**SHORT TASK**. The data below holds a line containing "Rebuild this chart" and a line containing "marker=dict(color='black', size=4)))"; please quote exactly those two lines and every line between them, and nothing else.

**DATA FOR THIS TASK**.
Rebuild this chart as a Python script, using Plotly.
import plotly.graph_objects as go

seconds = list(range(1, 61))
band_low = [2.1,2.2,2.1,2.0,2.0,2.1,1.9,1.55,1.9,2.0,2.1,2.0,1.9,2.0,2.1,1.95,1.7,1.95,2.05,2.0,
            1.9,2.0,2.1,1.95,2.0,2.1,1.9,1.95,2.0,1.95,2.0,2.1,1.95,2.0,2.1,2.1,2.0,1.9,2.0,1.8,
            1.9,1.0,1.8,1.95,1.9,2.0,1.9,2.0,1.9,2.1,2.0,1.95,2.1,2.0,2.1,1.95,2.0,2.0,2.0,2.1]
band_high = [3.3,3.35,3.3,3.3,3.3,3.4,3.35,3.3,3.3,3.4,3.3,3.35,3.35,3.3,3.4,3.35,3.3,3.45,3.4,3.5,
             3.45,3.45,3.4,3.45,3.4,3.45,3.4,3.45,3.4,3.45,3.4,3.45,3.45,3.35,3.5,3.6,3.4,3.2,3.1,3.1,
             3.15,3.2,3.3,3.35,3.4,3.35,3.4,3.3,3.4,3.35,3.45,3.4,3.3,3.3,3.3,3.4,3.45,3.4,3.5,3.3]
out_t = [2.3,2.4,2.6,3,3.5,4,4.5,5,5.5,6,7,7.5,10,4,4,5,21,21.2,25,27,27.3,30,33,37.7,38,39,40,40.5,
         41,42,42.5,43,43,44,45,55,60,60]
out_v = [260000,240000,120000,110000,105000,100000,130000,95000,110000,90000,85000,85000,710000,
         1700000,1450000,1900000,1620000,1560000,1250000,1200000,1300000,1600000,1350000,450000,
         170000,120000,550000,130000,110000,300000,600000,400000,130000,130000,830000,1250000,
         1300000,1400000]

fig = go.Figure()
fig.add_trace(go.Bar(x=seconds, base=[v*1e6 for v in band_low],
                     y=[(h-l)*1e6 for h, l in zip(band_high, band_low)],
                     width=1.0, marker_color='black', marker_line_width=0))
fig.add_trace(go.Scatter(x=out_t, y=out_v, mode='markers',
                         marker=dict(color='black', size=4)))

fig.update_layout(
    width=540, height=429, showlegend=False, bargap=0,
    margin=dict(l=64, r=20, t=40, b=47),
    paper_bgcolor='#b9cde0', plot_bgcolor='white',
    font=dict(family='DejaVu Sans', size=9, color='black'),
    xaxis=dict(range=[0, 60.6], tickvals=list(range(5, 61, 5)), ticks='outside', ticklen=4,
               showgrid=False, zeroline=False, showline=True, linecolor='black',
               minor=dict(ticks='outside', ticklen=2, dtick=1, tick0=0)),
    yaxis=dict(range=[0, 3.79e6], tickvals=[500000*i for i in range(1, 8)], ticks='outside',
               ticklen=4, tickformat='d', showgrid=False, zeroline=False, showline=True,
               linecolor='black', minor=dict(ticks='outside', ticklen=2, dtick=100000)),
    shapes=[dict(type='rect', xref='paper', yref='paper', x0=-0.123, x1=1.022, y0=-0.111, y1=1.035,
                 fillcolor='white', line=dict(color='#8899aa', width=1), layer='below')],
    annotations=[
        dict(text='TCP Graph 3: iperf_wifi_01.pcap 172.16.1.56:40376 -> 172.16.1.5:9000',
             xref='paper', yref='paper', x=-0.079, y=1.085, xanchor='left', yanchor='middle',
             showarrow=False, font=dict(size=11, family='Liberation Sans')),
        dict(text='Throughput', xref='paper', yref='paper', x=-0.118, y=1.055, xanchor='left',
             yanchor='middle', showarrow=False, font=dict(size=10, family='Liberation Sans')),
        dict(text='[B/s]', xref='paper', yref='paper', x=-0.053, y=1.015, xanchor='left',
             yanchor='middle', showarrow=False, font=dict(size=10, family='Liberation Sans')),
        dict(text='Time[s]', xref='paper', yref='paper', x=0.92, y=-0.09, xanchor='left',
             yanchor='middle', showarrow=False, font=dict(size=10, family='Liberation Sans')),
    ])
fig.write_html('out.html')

---

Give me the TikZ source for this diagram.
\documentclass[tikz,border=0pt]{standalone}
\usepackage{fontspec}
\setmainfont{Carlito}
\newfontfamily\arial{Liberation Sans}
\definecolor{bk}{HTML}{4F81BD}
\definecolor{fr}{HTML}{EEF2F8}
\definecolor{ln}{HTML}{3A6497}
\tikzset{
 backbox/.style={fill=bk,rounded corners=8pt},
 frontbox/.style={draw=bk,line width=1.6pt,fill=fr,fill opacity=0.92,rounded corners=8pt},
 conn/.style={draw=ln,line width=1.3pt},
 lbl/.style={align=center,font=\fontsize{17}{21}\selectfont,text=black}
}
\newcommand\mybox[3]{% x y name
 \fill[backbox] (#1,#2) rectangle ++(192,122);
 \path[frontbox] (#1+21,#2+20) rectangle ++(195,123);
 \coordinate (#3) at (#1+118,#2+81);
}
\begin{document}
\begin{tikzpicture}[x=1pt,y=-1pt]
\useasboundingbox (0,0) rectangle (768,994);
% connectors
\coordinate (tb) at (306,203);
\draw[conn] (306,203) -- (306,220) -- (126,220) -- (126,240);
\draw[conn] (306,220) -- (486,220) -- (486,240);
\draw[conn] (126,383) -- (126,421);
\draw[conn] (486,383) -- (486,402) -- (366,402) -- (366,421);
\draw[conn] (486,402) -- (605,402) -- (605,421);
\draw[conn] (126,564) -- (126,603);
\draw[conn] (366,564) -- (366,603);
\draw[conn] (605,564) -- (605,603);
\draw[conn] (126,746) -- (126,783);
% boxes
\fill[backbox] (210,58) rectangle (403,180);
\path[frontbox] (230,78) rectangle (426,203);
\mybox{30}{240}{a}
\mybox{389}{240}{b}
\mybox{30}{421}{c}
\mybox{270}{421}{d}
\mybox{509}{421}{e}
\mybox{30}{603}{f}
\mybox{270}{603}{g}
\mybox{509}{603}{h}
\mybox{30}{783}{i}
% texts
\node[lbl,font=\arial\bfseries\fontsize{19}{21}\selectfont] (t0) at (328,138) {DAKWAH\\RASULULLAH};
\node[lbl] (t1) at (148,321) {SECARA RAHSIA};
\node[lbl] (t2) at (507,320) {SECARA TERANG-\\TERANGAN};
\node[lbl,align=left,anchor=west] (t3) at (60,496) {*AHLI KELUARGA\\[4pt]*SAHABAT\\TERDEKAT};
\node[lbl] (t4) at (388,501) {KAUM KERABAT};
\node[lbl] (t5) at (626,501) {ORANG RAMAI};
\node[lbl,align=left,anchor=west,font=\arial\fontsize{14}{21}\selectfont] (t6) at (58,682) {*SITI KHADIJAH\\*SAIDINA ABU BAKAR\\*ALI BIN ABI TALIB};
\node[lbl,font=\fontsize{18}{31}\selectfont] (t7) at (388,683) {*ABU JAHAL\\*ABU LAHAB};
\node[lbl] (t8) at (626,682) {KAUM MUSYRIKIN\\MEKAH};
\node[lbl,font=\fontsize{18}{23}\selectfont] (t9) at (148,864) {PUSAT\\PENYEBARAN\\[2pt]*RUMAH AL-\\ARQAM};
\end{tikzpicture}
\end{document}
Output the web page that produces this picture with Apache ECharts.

---

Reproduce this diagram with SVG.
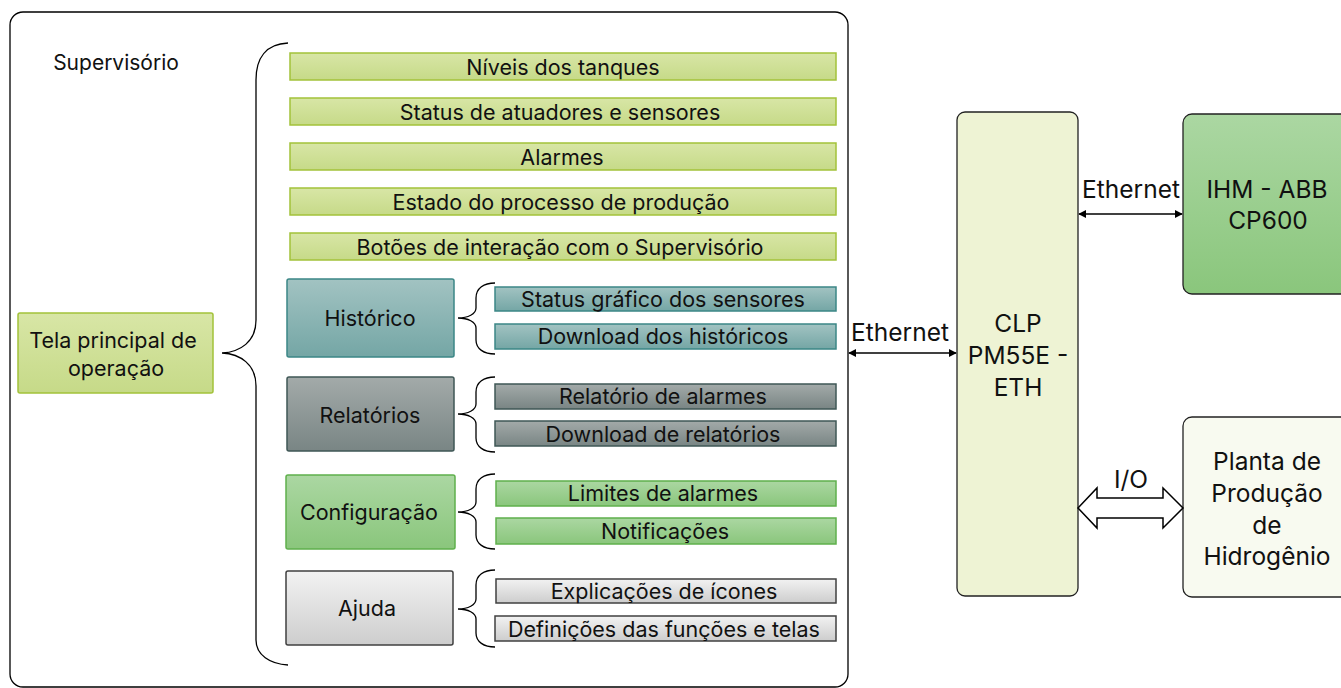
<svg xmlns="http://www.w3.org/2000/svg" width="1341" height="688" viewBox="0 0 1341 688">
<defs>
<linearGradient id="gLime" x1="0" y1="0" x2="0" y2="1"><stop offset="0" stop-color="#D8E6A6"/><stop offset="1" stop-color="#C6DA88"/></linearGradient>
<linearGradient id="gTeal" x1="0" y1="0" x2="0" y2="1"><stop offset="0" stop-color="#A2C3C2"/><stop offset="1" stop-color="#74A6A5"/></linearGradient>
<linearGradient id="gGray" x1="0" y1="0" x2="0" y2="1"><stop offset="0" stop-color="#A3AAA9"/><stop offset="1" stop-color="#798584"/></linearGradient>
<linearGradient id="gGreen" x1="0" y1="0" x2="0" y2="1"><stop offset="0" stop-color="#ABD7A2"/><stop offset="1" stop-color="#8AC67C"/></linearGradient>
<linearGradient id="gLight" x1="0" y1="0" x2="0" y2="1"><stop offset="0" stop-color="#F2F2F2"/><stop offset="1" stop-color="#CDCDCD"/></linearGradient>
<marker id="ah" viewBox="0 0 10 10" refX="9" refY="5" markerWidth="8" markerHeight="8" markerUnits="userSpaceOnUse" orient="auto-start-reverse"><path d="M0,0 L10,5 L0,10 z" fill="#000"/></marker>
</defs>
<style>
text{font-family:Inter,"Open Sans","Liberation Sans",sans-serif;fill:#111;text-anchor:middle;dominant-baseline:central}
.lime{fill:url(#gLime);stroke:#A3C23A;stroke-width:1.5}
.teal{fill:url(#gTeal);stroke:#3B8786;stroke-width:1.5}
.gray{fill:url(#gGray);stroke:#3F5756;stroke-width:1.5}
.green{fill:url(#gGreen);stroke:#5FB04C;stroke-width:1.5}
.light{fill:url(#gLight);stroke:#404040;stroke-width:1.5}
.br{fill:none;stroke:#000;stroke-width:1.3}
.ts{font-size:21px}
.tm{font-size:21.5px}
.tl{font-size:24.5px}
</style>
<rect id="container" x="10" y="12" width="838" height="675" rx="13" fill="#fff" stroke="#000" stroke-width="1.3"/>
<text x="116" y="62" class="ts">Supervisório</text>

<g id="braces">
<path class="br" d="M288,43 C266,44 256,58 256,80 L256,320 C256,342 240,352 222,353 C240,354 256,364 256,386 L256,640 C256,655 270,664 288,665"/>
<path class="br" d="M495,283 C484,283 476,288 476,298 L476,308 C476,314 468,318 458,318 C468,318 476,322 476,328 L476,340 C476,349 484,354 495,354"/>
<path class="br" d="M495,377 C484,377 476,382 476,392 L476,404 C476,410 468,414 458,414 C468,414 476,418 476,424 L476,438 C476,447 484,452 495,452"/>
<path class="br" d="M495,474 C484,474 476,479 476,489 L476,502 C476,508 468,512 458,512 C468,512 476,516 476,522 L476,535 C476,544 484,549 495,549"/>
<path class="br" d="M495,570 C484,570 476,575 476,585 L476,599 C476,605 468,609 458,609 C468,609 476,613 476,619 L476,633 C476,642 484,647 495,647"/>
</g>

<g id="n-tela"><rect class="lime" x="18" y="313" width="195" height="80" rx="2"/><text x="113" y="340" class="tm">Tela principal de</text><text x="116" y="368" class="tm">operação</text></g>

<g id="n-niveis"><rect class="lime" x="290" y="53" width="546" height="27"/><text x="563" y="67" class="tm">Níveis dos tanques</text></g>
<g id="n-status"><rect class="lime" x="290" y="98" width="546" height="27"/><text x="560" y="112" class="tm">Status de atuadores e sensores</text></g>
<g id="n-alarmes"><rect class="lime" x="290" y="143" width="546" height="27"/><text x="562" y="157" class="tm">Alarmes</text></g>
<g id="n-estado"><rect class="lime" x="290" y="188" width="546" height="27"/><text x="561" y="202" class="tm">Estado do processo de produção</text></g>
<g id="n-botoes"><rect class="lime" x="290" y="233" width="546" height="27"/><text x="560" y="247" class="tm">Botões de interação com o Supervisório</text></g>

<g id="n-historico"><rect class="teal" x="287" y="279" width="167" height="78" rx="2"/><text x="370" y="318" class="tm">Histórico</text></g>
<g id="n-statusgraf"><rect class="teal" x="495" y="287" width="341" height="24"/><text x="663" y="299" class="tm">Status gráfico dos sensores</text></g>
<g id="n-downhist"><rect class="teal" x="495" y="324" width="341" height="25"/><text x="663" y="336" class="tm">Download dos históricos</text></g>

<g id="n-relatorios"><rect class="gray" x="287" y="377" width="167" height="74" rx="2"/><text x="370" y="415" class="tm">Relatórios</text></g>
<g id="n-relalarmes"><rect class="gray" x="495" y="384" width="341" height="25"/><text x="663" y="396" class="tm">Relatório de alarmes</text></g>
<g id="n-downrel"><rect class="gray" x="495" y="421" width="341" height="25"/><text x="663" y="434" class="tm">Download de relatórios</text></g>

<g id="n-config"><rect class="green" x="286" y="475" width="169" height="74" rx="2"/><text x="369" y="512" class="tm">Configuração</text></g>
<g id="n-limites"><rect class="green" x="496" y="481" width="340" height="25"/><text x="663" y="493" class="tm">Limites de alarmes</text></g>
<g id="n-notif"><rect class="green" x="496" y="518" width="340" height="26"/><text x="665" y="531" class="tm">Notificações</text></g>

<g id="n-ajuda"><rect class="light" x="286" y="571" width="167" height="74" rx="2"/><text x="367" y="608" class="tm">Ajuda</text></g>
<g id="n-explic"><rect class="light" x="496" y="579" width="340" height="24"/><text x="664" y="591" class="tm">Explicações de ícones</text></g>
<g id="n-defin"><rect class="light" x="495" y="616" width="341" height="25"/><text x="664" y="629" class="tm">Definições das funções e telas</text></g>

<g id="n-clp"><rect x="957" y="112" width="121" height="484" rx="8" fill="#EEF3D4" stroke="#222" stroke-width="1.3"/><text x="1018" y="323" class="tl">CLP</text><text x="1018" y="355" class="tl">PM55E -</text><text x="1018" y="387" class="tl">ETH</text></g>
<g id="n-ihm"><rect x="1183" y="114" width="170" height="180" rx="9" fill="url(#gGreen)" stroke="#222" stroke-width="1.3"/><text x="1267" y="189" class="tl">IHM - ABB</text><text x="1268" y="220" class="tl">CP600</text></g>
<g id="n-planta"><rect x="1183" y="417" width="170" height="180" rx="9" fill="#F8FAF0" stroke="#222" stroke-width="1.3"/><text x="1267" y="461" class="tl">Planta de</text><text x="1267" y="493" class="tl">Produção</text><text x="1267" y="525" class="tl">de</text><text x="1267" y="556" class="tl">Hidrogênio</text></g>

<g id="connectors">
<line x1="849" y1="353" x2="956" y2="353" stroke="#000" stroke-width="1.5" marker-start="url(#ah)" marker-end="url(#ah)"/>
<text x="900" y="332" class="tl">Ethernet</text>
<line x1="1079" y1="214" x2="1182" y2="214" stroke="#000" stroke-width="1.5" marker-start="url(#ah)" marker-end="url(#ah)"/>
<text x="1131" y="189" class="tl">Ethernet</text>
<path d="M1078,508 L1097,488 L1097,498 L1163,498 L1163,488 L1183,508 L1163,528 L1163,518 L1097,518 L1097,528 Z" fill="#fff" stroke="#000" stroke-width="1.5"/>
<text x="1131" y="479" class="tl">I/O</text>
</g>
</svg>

**THE RESPONSE**.
Rebuild this chart as a Python script, using Plotly.
import plotly.graph_objects as go

seconds = list(range(1, 61))
band_low = [2.1,2.2,2.1,2.0,2.0,2.1,1.9,1.55,1.9,2.0,2.1,2.0,1.9,2.0,2.1,1.95,1.7,1.95,2.05,2.0,
            1.9,2.0,2.1,1.95,2.0,2.1,1.9,1.95,2.0,1.95,2.0,2.1,1.95,2.0,2.1,2.1,2.0,1.9,2.0,1.8,
            1.9,1.0,1.8,1.95,1.9,2.0,1.9,2.0,1.9,2.1,2.0,1.95,2.1,2.0,2.1,1.95,2.0,2.0,2.0,2.1]
band_high = [3.3,3.35,3.3,3.3,3.3,3.4,3.35,3.3,3.3,3.4,3.3,3.35,3.35,3.3,3.4,3.35,3.3,3.45,3.4,3.5,
             3.45,3.45,3.4,3.45,3.4,3.45,3.4,3.45,3.4,3.45,3.4,3.45,3.45,3.35,3.5,3.6,3.4,3.2,3.1,3.1,
             3.15,3.2,3.3,3.35,3.4,3.35,3.4,3.3,3.4,3.35,3.45,3.4,3.3,3.3,3.3,3.4,3.45,3.4,3.5,3.3]
out_t = [2.3,2.4,2.6,3,3.5,4,4.5,5,5.5,6,7,7.5,10,4,4,5,21,21.2,25,27,27.3,30,33,37.7,38,39,40,40.5,
         41,42,42.5,43,43,44,45,55,60,60]
out_v = [260000,240000,120000,110000,105000,100000,130000,95000,110000,90000,85000,85000,710000,
         1700000,1450000,1900000,1620000,1560000,1250000,1200000,1300000,1600000,1350000,450000,
         170000,120000,550000,130000,110000,300000,600000,400000,130000,130000,830000,1250000,
         1300000,1400000]

fig = go.Figure()
fig.add_trace(go.Bar(x=seconds, base=[v*1e6 for v in band_low],
                     y=[(h-l)*1e6 for h, l in zip(band_high, band_low)],
                     width=1.0, marker_color='black', marker_line_width=0))
fig.add_trace(go.Scatter(x=out_t, y=out_v, mode='markers',
                         marker=dict(color='black', size=4)))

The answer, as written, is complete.